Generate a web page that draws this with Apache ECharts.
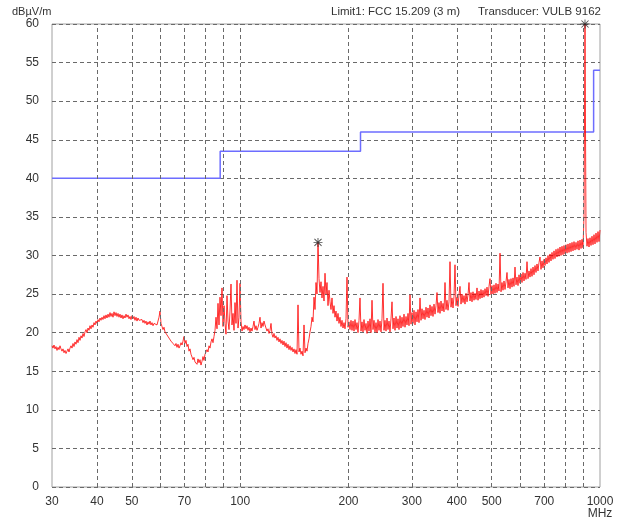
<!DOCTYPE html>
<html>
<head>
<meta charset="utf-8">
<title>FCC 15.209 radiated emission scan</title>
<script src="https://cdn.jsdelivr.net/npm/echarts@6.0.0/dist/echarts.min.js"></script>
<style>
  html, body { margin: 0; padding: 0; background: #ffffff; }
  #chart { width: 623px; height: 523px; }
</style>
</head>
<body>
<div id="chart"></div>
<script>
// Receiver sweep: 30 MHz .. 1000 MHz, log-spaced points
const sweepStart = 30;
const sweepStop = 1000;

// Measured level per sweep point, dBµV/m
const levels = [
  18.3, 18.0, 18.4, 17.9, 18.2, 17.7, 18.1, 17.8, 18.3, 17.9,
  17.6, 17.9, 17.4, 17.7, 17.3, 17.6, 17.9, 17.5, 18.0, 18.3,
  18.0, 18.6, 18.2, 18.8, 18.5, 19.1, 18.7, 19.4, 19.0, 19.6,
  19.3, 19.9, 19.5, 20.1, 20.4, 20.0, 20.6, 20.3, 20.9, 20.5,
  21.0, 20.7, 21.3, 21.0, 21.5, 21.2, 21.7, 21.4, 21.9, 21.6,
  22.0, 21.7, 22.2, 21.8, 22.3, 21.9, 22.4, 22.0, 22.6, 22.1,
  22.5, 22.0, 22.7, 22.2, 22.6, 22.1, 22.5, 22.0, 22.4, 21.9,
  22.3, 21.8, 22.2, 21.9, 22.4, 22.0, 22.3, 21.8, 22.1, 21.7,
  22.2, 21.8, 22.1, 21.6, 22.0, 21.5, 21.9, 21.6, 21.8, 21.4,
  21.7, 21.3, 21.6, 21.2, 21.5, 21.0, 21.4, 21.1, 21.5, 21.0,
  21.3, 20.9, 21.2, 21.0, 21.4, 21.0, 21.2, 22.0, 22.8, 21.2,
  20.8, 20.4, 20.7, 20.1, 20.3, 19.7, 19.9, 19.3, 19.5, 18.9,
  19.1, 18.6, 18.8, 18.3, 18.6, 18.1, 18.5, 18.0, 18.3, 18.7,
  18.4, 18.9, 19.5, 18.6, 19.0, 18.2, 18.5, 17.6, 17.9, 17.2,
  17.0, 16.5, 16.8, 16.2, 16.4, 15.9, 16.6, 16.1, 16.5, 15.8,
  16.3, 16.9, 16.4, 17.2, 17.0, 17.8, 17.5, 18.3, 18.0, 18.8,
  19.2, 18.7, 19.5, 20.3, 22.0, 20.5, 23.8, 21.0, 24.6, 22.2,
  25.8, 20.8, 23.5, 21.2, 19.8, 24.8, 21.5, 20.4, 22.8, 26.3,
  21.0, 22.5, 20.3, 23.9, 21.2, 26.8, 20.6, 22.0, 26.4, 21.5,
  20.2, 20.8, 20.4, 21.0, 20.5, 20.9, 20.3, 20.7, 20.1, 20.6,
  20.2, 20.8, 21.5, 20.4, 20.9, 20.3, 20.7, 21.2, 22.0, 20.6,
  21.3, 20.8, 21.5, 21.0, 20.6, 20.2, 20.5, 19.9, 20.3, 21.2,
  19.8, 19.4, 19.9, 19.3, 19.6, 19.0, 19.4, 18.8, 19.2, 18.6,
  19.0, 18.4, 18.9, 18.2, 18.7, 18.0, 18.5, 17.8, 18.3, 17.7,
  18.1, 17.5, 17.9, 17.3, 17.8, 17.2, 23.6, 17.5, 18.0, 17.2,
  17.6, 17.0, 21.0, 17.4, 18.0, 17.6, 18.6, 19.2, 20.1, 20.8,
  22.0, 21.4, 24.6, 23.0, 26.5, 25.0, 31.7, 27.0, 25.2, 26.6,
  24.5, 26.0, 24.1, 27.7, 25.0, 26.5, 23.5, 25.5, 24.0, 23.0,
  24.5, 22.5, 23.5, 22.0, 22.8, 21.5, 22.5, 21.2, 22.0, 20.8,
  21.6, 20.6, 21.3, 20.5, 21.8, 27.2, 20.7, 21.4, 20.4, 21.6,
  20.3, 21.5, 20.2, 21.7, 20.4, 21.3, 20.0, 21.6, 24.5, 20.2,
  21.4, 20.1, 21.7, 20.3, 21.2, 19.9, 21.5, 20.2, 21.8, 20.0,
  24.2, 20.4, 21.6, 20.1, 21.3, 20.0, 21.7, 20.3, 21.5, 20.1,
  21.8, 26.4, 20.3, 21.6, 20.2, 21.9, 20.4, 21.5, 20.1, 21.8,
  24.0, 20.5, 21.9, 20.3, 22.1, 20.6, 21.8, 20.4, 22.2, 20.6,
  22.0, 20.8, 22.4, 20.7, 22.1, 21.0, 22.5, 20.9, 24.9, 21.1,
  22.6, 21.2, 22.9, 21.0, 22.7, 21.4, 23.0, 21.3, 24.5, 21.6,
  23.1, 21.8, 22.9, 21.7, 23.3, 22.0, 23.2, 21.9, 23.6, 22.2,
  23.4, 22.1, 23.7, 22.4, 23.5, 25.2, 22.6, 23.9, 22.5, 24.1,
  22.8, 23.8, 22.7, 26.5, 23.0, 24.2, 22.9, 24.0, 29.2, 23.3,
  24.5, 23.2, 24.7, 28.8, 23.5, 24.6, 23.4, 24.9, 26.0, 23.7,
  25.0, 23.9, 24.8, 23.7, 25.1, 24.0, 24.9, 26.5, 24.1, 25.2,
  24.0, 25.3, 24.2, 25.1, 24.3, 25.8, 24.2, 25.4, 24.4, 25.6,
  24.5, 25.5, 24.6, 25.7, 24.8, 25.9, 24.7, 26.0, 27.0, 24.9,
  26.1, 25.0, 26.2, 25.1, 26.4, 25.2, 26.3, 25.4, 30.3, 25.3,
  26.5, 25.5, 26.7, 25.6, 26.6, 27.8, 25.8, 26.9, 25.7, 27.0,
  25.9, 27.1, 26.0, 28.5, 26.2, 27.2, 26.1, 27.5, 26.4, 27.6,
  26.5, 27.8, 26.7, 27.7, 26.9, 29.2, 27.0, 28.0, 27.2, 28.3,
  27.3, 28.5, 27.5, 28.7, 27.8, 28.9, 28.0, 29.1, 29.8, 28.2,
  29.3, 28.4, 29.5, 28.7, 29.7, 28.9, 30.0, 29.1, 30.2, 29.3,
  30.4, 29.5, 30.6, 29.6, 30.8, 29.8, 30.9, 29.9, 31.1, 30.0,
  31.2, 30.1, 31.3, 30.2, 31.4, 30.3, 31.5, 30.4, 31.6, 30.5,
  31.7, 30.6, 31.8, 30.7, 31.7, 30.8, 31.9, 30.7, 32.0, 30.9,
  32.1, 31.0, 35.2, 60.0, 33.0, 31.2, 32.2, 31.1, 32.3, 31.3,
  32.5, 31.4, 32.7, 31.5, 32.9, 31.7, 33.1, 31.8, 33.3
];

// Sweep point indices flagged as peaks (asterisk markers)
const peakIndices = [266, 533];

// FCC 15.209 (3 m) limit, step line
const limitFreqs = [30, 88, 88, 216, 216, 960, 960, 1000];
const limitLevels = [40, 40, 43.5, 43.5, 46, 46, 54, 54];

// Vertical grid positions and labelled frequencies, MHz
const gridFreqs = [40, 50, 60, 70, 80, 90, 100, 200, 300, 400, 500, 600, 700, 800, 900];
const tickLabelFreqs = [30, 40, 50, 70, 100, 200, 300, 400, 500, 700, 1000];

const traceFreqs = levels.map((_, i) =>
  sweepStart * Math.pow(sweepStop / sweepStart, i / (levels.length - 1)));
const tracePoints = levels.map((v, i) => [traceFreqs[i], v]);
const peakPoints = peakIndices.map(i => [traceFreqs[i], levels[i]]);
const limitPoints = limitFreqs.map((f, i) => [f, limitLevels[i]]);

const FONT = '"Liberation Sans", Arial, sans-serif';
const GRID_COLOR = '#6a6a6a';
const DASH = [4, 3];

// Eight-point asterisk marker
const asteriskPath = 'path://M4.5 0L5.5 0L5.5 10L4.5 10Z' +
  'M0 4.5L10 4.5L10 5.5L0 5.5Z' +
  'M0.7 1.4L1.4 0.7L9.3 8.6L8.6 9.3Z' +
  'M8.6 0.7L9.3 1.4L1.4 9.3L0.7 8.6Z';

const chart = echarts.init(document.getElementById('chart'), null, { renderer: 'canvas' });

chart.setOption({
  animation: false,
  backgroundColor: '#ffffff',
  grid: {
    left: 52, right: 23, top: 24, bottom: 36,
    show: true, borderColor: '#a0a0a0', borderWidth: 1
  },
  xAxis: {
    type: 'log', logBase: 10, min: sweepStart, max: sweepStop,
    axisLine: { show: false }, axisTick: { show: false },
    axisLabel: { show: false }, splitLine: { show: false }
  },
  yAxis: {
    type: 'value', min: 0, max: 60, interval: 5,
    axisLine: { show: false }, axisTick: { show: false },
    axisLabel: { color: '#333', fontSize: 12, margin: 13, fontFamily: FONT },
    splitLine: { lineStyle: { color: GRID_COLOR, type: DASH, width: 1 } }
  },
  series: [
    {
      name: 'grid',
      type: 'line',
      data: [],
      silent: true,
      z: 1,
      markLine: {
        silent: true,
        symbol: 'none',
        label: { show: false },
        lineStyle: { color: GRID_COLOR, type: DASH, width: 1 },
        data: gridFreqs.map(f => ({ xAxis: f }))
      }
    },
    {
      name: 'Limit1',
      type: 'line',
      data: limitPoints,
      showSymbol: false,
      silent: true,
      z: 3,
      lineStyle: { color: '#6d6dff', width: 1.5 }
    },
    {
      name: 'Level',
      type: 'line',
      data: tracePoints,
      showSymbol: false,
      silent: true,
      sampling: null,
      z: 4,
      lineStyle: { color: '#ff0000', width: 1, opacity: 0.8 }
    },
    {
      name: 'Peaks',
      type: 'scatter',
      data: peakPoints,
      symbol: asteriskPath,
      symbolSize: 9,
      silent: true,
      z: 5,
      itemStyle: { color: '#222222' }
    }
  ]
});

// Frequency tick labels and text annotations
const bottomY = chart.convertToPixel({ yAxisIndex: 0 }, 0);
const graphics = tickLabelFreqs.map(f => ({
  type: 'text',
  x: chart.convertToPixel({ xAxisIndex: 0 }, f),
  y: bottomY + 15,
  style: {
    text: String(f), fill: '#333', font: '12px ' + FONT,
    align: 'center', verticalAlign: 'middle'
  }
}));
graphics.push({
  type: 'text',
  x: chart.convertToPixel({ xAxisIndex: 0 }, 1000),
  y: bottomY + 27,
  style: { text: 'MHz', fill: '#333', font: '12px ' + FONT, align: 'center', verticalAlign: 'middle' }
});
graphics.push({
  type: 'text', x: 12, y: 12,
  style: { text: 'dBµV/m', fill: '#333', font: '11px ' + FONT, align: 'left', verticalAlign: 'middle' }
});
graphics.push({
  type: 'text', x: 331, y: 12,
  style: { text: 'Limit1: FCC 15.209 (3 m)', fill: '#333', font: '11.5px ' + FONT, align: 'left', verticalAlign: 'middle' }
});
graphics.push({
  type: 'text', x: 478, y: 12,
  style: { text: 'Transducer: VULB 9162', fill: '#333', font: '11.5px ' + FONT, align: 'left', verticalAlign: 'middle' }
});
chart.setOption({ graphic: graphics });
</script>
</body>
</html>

§

Would you reproduce the lines above, from the very first through the line containing "const sweepStop = 1000;", exactly and without the pictures?

• **RESULT FOR THIS TASK**:
Generate a web page that draws this with Apache ECharts.
<!DOCTYPE html>
<html>
<head>
<meta charset="utf-8">
<title>FCC 15.209 radiated emission scan</title>
<script src="https://cdn.jsdelivr.net/npm/echarts@6.0.0/dist/echarts.min.js"></script>
<style>
  html, body { margin: 0; padding: 0; background: #ffffff; }
  #chart { width: 623px; height: 523px; }
</style>
</head>
<body>
<div id="chart"></div>
<script>
// Receiver sweep: 30 MHz .. 1000 MHz, log-spaced points
const sweepStart = 30;
const sweepStop = 1000;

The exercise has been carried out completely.